Little League director protects Westside kids from bad hops and worse

To the untrained eye the wind-blown Community Little League diamond tucked into a corner of Doolittle Park looks like an ordinary ballfield. But Ricky Towers calls it his field of dreams.

Towers grew up in this park and picked jackrabbit-hop grounders off its dirt infield. He points to the horizon beyond the outfield fence and says, "I was raised right over there on K Street. My parents still live in that house."

More than four decades ago, he played ball on a far cruder version of the field he stands on. He scurried around the rickety wooden bleachers that, until recently, were still in use. He remembers the time city bureaucrats saw fit to close the field, leaving hundreds of area kids with no place to play but the street.

But now the field is open for business with a renovation just in time for the start of another season. There's healthy outfield sod, foul poles, a warning track, picnic area, popup sprinklers for the dirt infield, and a parking lot.

A parking lot?

"People used to just have to park on the grass," Towers says. "There was no place for them to park."

Then he waxes eloquent on the wonders of a sprinkler system that has finally replaced an ancient low-pressure water line.

"I used to say, 'All I need is water. All I need is water. All I need is water,' " he says. "But it was never in the budget. All I need is something to water the infield so I can keep down the bad hops, so the kids won't flinch. At shortstop, it's a nightmare to make the plays with bad hops. It's been bad-hop city for 15 years."

If this were most neighborhoods, celebrating a few field improvements wouldn't rate a line in the newspaper. But Doolittle Park isn't in most neighborhoods. It's a patch of green in the heart of the Westside, one of the valley's poorest and most troubled areas.

As if to punctuate that fact, Towers reminds me his two older brothers died violently a couple of miles from home plate.

But he's not here to rake the coals of the past, or to dwell on the institutional neglect Doolittle has suffered from over the years while parks in better neighborhoods have blossomed. On the Westside, improvements are few and far between, and authorities have been known to close streets with little notice.

"The bitterness, I've sort of let that go," the 53-year-old says.
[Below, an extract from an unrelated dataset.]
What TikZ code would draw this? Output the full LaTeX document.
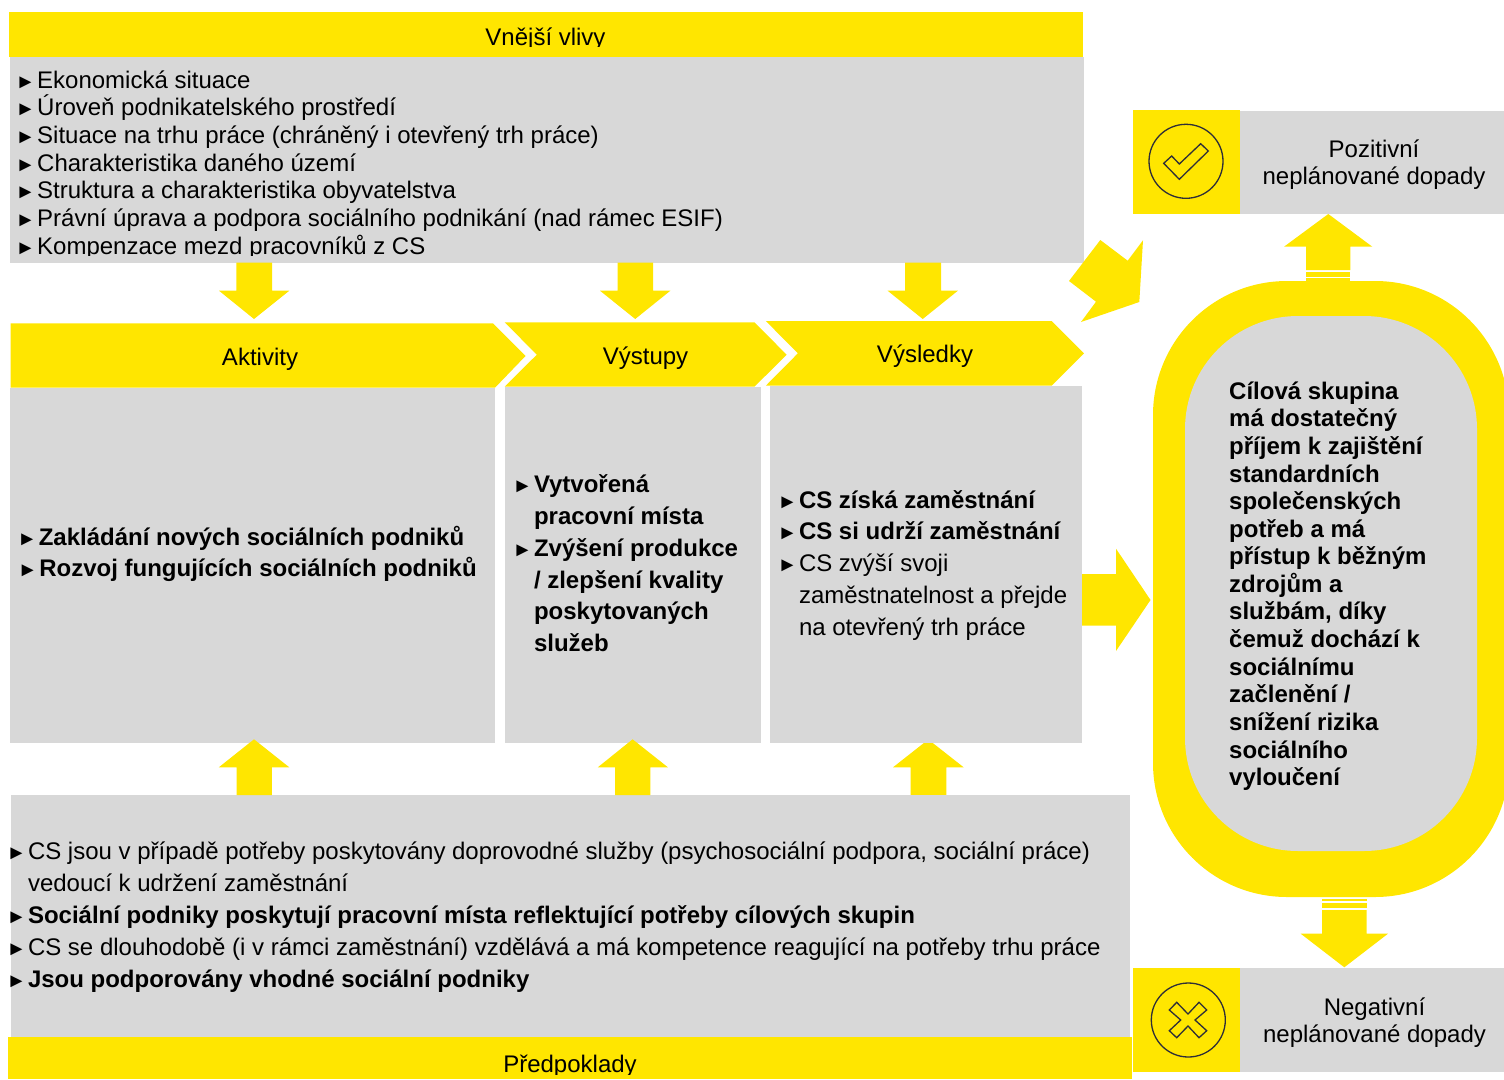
\documentclass[tikz,border=0pt]{standalone}
\usepackage{fontspec}
\setmainfont{Liberation Sans}
\definecolor{ylw}{HTML}{FFE600}
\definecolor{gry}{HTML}{D8D8D8}
\definecolor{ink}{HTML}{2E2E38}
\newcommand{\bul}{\makebox[0pt][r]{\fontsize{20}{20}\selectfont\normalfont ►\kern 1.7pt}}
\tikzset{
  box/.style={anchor=north west,inner sep=0pt,outer sep=0pt,minimum width=#1},
  gbox/.style={box=#1,fill=gry},
  ybox/.style={box=#1,fill=ylw},
  txt/.style={anchor=base west,inner sep=0pt,outer sep=0pt,font=\fontsize{24}{27}\selectfont,text=black},
  btxt/.style={txt,font=\fontsize{24}{27}\selectfont\bfseries},
  ctxt/.style={txt,anchor=base},
  blk/.style={fill=ylw,draw=none},
  icon/.style={draw=ink,line width=1.3pt,fill=none,line join=miter}
}
\begin{document}
\begin{tikzpicture}[x=1pt,y=-1pt]
\useasboundingbox (0,0) rectangle (1504,1079);
% --- block arrows under the boxes
\fill[blk] (910.7,795) -- (910.7,767.3) -- (893,767.3) -- (928.3,739.5) -- (963.7,767.3) -- (946.3,767.3) -- (946.3,795) -- cycle;
% --- top panel
\node[ybox=1074pt,minimum height=45pt] (topbar) at (9,12) {};
\node[gbox=1074pt,minimum height=206pt] (topgrey) at (10,57) {};
\begin{scope}
\clip (9,12) rectangle (1083,46);
\node[ctxt] (toptitle) at (545.5,45) {Vnější vlivy};
\end{scope}
\node[txt] (t1) at (37.2,88.3) {\bul Ekonomická situace};
\node[txt] (t2) at (37.2,115) {\bul Úroveň podnikatelského prostředí};
\node[txt] (t3) at (37.2,143) {\bul Situace na trhu práce (chráněný i otevřený trh práce)};
\node[txt] (t4) at (37.2,171) {\bul Charakteristika daného území};
\node[txt] (t5) at (37.2,198) {\bul Struktura a charakteristika obyvatelstva};
\node[txt] (t6) at (37.2,226) {\bul Právní úprava a podpora sociálního podnikání (nad rámec ESIF)};
\begin{scope}
\clip (10,57) rectangle (1084,255.5);
\node[txt] (t7) at (37.2,254) {\bul Kompenzace mezd pracovníků z CS};
\end{scope}
% --- arrows from top panel
\fill[blk] (236.3,262.5) -- (236.3,290.7) -- (219,290.7) -- (254,319) -- (289.3,290.7) -- (272,290.7) -- (272,262.5) -- cycle;
\fill[blk] (617.5,262.5) -- (617.5,290.7) -- (600,290.7) -- (635.2,319) -- (670.4,290.7) -- (653,290.7) -- (653,262.5) -- cycle;
\fill[blk] (905,262.5) -- (905,290.7) -- (887.6,290.7) -- (922.7,319) -- (957.9,290.7) -- (941,290.7) -- (941,262.5) -- cycle;
% --- diagonal arrow
\fill[blk] (1100.3,240) -- (1127.7,260.7) -- (1143,240.3) -- (1139.3,302) -- (1081,322) -- (1096,301.7) -- (1069,281) -- cycle;
% --- chevrons
\fill[blk] (10.7,323.3) -- (493,323.3) -- (525.5,356) -- (495,387.7) -- (10.7,387.7) -- cycle;
\fill[blk] (504.7,322.3) -- (754.5,322.3) -- (786.6,354.7) -- (754.5,386.7) -- (504.7,386.7) -- (536.8,354.7) -- cycle;
\fill[blk] (765.8,321) -- (1051.6,321) -- (1084,353.3) -- (1051.6,385.7) -- (765.8,385.7) -- (797.9,353.3) -- cycle;
\node[ctxt] (aktivity) at (260,365) {Aktivity};
\node[ctxt] (vystupy) at (645.5,364) {Výstupy};
\node[ctxt] (vysledky) at (925,362) {Výsledky};
% --- middle boxes
\node[gbox=485pt,minimum height=355pt] (gakt) at (10,388) {};
\node[gbox=256pt,minimum height=356pt] (gvys) at (505,387) {};
\node[gbox=312pt,minimum height=357pt] (gvyl) at (770,386) {};
\node[btxt] (a1) at (38.8,545) {\bul Zakládání nových sociálních podniků};
\node[btxt] (a2) at (39.3,576) {\bul Rozvoj fungujících sociálních podniků};
\node[btxt] (b1) at (534,492) {\bul Vytvořená};
\node[btxt] (b2) at (534,524) {pracovní místa};
\node[btxt] (b3) at (534,556) {\bul Zvýšení produkce};
\node[btxt] (b4) at (534,588) {/ zlepšení kvality};
\node[btxt] (b5) at (534,619) {poskytovaných};
\node[btxt] (b6) at (534,651) {služeb};
\node[btxt] (c1) at (799,508) {\bul CS získá zaměstnání};
\node[btxt] (c2) at (799,539) {\bul CS si udrží zaměstnání};
\node[txt] (c3) at (799,571) {\bul CS zvýší svoji};
\node[txt] (c4) at (799,603) {zaměstnatelnost a přejde};
\node[txt] (c5) at (799,635) {na otevřený trh práce};
% --- right arrow
\fill[blk] (1082,574) -- (1116,574) -- (1116,548.7) -- (1150.5,600) -- (1116,651) -- (1116,625.7) -- (1082,625.7) -- cycle;
% --- bottom panel
\node[gbox=1119pt,minimum height=242pt] (botgrey) at (11,795) {};
\fill[blk] (236.6,795) -- (236.6,767.3) -- (218.8,767.3) -- (254,739.3) -- (289.3,767.3) -- (271.9,767.3) -- (271.9,795) -- cycle;
\fill[blk] (615,795) -- (615,767.3) -- (597.8,767.3) -- (632.6,739.3) -- (667.9,767.3) -- (650.4,767.3) -- (650.4,795) -- cycle;
\node[txt] (d1) at (28,859.2) {\bul CS jsou v případě potřeby poskytovány doprovodné služby (psychosociální podpora, sociální práce)};
\node[txt] (d2) at (28,891.2) {vedoucí k udržení zaměstnání};
\node[btxt] (d3) at (28,923.2) {\bul Sociální podniky poskytují pracovní místa reflektující potřeby cílových skupin};
\node[txt] (d4) at (28,955.2) {\bul CS se dlouhodobě (i v rámci zaměstnání) vzdělává a má kompetence reagující na potřeby trhu práce};
\node[btxt] (d5) at (28,987.2) {\bul Jsou podporovány vhodné sociální podniky};
\node[ybox=1124pt,minimum height=42pt] (botbar) at (8,1037) {};
\begin{scope}
\clip (8,1037) rectangle (1132,1074);
\node[ctxt] (bottitle) at (570,1072.3) {Předpoklady};
\end{scope}
% --- ring
\begin{scope}
\clip (1100,270) rectangle (1504,900);
\node[ybox=356pt,minimum height=616pt,rounded corners=134pt] (ring) at (1153,281) {};
\end{scope}
\node[gbox=292pt,minimum height=535pt,rounded corners=113pt] (ringin) at (1185,316) {};
\node[btxt] (r1) at (1229.2,399.2) {Cílová skupina};
\node[btxt] (r2) at (1229.2,426.9) {má dostatečný};
\node[btxt] (r3) at (1229.2,454.5) {příjem k zajištění};
\node[btxt] (r4) at (1229.2,482.2) {standardních};
\node[btxt] (r5) at (1229.2,509.4) {společenských};
\node[btxt] (r6) at (1229.2,537.2) {potřeb a má};
\node[btxt] (r7) at (1229.2,564.6) {přístup k běžným};
\node[btxt] (r8) at (1229.2,592.2) {zdrojům a};
\node[btxt] (r9) at (1229.2,619.8) {službám, díky};
\node[btxt] (r10) at (1229.2,647.4) {čemuž dochází k};
\node[btxt] (r11) at (1229.2,675) {sociálnímu};
\node[btxt] (r12) at (1229.2,702.5) {začlenění /};
\node[btxt] (r13) at (1229.2,730) {snížení rizika};
\node[btxt] (r14) at (1229.2,758) {sociálního};
\node[btxt] (r15) at (1229.2,785.3) {vyloučení};
% --- positive box
\node[gbox=264pt,minimum height=103pt] (posg) at (1240,111) {};
\node[ybox=107pt,minimum height=104pt] (posy) at (1133,110) {};
\node[icon,circle,minimum size=74pt,inner sep=0pt] (posc) at (1186,161.3) {};
\draw[icon] (1163.7,163.3) -- (1171.7,156) -- (1179.3,164) -- (1200.7,143.7) -- (1208.3,151) -- (1179.3,179.3) -- cycle;
\node[ctxt] (pos1) at (1374,157) {Pozitivní};
\node[ctxt] (pos2) at (1374,184) {neplánované dopady};
% --- up arrow
\fill[blk] (1306,270) -- (1306,246.7) -- (1284,246.7) -- (1328.3,214) -- (1372.3,246.7) -- (1350.3,246.7) -- (1350.3,270) -- cycle;
\fill[blk] (1306,272) rectangle (1350.3,276.7);
\fill[blk] (1306,278) rectangle (1350.3,281);
% --- down arrow
\fill[blk] (1322,899.3) rectangle (1366.7,901.3);
\fill[blk] (1322,903.3) rectangle (1366.7,908.3);
\fill[blk] (1322,910) -- (1366.7,910) -- (1366.7,933.7) -- (1388,933.7) -- (1344.3,967.3) -- (1300.7,933.7) -- (1322,933.7) -- cycle;
% --- negative box
\node[gbox=264pt,minimum height=104pt] (negg) at (1240,968) {};
\node[ybox=107pt,minimum height=104pt] (negy) at (1133,968) {};
\node[icon,circle,minimum size=74pt,inner sep=0pt] (negc) at (1188.3,1020) {};
\draw[icon] (1169.3,1010) -- (1176.7,1002.3) -- (1188,1014) -- (1199,1002.3) -- (1206.7,1010) -- (1195,1020) -- (1206.7,1030.7) -- (1199,1037.7) -- (1188,1026) -- (1176.7,1037.7) -- (1169.3,1030.7) -- (1180.7,1020) -- cycle;
\node[ctxt] (neg1) at (1374.5,1015) {Negativní};
\node[ctxt] (neg2) at (1374.5,1042) {neplánované dopady};
\end{tikzpicture}
\end{document}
There's little time for cynicism when you're developing a chartered Little League program in the heart of the inner city.

Since 1993, Towers has been a commissioner, director, manager, groundskeeper, and fundraiser for Community Little League. With a small staff and help mostly coming from neighborhood businesses and politicians, the league manages to sponsor 60 percent of the 300 players. Other area Little Leagues sport 1,500 players and rarely need to underwrite their participation.

And, he admits, you won't find quite the same challenges facing teams in the valley's other Little Leagues. There's violence in the neighborhood, but no games are scheduled at Doolittle on Friday nights, when the park is harder to manage.

Other than the occasional wino wandering into fair territory, he says there's never been a major incident in more than 15 years.

"It's the grace of God and the people that are involved in the program," Towers says as the spring breeze picks up, blowing dust and memories.

The infield is still made of cheap clay, but now the popup sprinklers keep it from blowing across the county. And unlike most places in this neighborhood, the ballfield's soil has helped grow a generation of boys by teaching the fundamentals of the game, the importance of teamwork, respect for authority, and playing by the rules.

Towers is as rock solid as Ripken. He's held the same casino dealer's job 20 years, been married 30 years, has grown children, and now grandchildren.

But at this moment on his field of dreams, he's thinking about his two older brothers, a long time gone but rarely far from memory. There's a lesson in that memory.

"I do think I was spared," he says. "I've always been focused. What it did for me was, I knew I was OK. I knew 3,000 kids were vulnerable. ... The mentorship is what really saves them.

"I just want to keep these kids in a safe environment."